Pertanggungjawaban Negara Dalam Penyelesaian Kasus Pelanggaran Hak Asasi Manusia yang Berat Di Aceh Melalui Mekanisme Komisi Kebenaran dan Rekonsiliasi Aceh

Pelanggaran Hak Asasi Manusia Tanggung Jawab Negara Komisi Kebenaran dan Rekonsiliasi Aceh.

Authors

November 2, 2020

Downloads

Upaya untuk mengungkap pelanggaran Hak Asasi Manusia yang berat telah lama dilakukan dengan adanya mekanisme non-yudisial yaitu Komisi Kebenaran dan Rekonsiliasi (Undang-Undang Nomor 27 Tahun 2004 tentang Komisi Kebenaran dan Rekonsiliasi).
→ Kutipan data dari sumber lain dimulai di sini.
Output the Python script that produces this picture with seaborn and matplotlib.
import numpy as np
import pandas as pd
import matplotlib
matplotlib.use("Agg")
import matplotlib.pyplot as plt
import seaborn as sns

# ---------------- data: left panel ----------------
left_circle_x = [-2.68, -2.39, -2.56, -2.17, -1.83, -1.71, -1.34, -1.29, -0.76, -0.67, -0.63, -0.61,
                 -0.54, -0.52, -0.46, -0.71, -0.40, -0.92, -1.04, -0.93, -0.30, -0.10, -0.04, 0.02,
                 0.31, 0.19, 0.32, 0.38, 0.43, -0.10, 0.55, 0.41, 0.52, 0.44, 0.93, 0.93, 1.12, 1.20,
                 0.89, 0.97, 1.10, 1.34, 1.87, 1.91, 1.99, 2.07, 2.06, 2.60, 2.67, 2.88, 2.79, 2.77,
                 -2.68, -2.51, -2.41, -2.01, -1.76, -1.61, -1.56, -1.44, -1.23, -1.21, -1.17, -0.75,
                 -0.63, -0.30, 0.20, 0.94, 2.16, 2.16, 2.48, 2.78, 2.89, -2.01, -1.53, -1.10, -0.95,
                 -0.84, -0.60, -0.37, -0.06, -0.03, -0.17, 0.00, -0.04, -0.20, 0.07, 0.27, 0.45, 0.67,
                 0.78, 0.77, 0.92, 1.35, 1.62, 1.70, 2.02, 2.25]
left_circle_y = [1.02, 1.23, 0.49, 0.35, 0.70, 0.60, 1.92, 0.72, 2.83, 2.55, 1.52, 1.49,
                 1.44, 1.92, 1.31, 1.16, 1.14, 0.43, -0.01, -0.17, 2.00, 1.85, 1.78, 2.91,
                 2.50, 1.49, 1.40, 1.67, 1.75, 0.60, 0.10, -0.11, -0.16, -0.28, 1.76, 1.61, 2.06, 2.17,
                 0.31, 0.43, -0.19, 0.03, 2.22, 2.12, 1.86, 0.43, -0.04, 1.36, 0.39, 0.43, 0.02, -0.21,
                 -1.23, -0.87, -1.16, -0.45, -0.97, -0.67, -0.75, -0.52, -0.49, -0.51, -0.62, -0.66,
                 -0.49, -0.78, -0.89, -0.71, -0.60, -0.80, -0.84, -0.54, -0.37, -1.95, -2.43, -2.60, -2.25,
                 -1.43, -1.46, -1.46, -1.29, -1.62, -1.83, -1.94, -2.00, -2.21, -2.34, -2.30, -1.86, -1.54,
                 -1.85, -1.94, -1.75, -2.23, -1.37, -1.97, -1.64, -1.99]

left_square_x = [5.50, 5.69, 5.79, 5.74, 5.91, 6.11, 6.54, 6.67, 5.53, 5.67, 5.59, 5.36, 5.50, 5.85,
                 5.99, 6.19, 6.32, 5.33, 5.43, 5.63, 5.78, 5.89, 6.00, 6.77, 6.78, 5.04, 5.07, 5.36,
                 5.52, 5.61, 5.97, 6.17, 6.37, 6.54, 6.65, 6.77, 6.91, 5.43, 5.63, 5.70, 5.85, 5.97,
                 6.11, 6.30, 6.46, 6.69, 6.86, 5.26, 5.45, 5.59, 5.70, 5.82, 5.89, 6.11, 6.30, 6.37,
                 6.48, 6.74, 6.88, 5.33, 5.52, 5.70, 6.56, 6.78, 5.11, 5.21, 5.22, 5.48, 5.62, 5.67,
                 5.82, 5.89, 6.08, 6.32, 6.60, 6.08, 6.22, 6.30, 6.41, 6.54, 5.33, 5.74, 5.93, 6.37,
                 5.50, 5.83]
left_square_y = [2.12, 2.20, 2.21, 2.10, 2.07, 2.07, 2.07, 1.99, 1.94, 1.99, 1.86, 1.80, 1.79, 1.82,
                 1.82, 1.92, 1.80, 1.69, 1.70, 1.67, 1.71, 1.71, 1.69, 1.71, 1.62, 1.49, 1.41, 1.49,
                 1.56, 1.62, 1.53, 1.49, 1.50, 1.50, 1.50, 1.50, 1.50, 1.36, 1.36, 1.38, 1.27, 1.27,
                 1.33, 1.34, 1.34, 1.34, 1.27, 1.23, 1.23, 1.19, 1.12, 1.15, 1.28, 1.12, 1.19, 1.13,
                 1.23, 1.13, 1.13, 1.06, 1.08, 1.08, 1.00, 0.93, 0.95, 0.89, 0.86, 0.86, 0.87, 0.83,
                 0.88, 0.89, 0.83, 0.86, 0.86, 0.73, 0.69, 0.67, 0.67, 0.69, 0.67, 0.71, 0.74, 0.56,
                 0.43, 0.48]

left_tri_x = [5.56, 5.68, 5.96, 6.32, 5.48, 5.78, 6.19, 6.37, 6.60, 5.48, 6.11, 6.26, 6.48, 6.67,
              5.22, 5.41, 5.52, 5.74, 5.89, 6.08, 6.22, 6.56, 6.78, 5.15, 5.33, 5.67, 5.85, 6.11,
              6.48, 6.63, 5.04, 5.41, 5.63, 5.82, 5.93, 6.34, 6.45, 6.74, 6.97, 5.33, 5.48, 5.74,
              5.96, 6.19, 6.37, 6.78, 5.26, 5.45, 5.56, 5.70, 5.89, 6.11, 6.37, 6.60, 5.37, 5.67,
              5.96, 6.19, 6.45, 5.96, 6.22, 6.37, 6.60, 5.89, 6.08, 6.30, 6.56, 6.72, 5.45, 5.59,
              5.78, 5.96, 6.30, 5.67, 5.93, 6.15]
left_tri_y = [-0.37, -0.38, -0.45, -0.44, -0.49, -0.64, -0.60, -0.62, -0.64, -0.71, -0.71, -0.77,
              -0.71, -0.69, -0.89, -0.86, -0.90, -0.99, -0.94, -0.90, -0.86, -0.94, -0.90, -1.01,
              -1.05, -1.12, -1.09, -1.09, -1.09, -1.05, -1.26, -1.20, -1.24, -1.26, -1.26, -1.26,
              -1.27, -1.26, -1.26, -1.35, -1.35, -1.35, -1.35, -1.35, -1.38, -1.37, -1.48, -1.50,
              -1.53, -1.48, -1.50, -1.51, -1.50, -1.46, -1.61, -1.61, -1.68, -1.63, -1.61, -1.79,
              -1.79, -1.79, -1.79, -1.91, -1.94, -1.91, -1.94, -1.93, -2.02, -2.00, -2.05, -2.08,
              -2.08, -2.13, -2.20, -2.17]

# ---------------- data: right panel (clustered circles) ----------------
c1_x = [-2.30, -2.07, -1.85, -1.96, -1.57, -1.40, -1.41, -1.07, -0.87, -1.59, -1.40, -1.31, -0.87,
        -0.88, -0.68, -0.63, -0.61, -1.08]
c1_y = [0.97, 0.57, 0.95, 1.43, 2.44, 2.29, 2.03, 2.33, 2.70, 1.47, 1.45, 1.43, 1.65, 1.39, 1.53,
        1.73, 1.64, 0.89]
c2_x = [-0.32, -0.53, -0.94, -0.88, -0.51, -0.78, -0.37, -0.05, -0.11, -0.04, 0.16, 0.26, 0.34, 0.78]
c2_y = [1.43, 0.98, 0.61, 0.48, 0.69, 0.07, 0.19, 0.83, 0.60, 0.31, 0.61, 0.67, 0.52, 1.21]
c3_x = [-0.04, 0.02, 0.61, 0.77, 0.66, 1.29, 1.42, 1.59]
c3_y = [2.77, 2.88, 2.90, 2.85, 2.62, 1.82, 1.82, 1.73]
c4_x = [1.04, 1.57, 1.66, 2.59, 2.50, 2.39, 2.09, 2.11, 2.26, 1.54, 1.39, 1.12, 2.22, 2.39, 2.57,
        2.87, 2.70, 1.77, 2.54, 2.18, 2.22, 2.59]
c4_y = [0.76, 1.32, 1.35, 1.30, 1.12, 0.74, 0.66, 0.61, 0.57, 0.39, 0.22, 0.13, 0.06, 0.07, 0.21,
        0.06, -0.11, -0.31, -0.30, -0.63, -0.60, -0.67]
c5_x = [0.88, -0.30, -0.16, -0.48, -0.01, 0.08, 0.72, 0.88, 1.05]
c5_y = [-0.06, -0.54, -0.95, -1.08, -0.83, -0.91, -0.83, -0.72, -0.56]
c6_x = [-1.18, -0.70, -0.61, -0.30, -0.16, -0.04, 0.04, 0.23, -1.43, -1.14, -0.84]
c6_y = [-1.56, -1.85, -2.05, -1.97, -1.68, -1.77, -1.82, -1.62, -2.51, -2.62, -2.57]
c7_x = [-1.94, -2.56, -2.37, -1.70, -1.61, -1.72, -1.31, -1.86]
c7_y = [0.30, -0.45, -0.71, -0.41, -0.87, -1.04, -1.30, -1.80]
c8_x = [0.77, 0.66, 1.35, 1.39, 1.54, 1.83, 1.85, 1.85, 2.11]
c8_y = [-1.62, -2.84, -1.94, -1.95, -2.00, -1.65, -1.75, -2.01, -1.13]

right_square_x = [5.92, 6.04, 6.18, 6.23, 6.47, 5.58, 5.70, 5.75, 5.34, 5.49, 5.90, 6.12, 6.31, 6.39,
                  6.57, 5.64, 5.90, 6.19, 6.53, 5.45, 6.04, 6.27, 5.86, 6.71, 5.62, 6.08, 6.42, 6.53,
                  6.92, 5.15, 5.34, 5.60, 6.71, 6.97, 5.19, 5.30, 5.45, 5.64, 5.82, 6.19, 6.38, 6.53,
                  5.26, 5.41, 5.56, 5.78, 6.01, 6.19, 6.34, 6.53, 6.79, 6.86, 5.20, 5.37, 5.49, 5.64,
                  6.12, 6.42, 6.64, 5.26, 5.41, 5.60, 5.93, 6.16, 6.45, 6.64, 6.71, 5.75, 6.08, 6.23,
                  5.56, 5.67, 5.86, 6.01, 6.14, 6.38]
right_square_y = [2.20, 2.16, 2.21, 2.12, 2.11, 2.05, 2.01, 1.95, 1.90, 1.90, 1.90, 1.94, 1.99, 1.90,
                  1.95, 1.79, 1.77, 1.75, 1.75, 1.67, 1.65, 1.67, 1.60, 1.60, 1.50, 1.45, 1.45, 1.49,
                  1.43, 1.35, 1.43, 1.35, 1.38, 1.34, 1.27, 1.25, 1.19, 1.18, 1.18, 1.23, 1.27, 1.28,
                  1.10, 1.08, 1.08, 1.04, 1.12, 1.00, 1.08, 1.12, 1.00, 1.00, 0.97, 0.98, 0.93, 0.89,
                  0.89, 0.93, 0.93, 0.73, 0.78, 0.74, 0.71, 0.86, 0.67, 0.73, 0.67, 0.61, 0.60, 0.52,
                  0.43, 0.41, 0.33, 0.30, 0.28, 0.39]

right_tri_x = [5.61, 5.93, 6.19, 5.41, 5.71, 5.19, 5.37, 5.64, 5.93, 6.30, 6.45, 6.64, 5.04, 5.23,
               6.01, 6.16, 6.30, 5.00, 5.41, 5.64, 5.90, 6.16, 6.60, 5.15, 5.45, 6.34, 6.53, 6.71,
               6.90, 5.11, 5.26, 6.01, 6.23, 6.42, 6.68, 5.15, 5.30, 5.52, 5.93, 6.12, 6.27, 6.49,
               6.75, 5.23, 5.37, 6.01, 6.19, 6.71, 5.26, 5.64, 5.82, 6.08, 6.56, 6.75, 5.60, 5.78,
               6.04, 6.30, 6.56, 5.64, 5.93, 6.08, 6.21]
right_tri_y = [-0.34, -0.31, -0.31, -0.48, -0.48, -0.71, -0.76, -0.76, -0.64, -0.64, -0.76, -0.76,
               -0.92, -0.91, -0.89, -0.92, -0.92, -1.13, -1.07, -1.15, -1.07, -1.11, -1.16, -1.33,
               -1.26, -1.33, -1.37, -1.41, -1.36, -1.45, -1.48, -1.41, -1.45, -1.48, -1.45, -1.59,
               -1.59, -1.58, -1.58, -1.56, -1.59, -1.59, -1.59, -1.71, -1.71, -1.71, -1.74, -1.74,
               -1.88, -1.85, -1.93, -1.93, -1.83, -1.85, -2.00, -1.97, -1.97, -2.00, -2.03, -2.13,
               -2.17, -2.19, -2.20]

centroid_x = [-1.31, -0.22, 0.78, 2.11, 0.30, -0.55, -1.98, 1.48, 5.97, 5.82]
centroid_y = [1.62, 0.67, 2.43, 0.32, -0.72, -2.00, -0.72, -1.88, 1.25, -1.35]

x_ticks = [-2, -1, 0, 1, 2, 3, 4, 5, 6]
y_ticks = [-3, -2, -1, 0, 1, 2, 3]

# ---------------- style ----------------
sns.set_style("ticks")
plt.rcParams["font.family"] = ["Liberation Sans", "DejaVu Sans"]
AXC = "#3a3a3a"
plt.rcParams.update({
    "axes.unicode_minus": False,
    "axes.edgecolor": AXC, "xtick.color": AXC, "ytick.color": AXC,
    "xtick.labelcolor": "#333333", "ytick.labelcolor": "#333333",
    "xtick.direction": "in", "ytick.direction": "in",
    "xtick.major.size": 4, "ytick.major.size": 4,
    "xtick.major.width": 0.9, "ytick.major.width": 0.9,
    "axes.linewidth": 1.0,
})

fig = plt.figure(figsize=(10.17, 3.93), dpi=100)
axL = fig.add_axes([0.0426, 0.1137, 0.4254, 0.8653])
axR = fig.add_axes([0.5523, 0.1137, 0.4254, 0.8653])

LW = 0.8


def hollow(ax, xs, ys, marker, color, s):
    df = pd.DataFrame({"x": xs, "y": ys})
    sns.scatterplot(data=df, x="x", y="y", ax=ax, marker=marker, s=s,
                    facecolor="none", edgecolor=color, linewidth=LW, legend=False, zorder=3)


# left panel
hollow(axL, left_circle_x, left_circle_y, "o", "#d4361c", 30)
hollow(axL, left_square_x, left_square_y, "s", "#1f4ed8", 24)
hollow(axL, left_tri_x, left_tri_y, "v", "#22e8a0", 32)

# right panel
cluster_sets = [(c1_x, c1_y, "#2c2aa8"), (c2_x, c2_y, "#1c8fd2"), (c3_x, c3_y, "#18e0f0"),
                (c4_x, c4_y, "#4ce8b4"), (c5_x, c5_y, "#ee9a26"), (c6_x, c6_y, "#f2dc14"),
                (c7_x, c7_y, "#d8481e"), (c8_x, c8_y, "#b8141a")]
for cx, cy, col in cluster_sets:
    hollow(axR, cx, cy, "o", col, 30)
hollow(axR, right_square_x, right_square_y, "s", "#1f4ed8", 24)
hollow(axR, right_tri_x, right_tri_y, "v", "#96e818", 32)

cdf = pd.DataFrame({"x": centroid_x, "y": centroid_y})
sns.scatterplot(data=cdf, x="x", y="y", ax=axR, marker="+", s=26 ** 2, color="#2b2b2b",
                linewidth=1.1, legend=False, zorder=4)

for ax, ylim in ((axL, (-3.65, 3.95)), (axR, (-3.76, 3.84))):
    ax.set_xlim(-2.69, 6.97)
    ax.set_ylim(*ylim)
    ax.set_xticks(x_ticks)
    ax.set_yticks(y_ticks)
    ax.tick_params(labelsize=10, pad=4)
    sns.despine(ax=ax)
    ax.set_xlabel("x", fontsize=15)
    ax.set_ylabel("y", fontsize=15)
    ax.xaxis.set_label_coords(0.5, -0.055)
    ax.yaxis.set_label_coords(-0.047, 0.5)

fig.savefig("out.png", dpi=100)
Ini membuka jalan bagi pengungkapan kebenaran. Proses ini sangat penting dilakukan untuk meminimalisir konflik warisan yang dapat menjadi penghalang bagi masa depan bangsa. Pemerintah memiliki kewajiban untuk melindungi, menjunjung tinggi dan memajukan Hak Asasi Manusia bagi warga negara. Belajar dari penelitian ini, negara memiliki undang-undang terkait untuk kebenaran dan rekonsiliasi, terutama dalam menyelesaikan pelanggaran Hak Asasi Manusia masa lalu. Namun, undang-undang yang awalnya menjadi dasar hukum untuk mengungkapkan kebenaran telah dicabut oleh Mahkamah Konstitusi. Karenanya, tidak ada lagi dasar hukum untuk kebenaran dan rekonsiliasi di Indonesia. Namun, Komisi Kebenaran dan Rekonsiliasi Aceh telah dibentuk berdasarkan Nota Kesepahaman antara Pemerintah Republik Indonesia dan Gerakan Aceh Merdeka, di Helsinki, Finlandia pada 15 Agustus 2005 (MoU Helsinki). MoU ini telah diadaptasi menjadi Undang-Undang Nomor 11 Tahun 2006 tentang Pemerintahan Aceh dan Qanun Aceh Nomor 17 Tahun 2013. Artikel ini berfokus pada dua pertanyaan, apa posisi hukum dan wewenang Komisi Kebenaran dan Rekonsiliasi Aceh dalam sistem hukum Indonesia dalam menjamin dan melindungi hak-hak para korban pelanggaran Hak Asasi Manusia yang berat dalam kasus-kasus di Aceh, dan apakah mekanisme perlindungan dan pertanggungjawaban Negara dalam memberikan langkah-langkah hukum dapat memenuhi hak-hak para korban pelanggaran Hak Asasi Manusia yang berat di Aceh.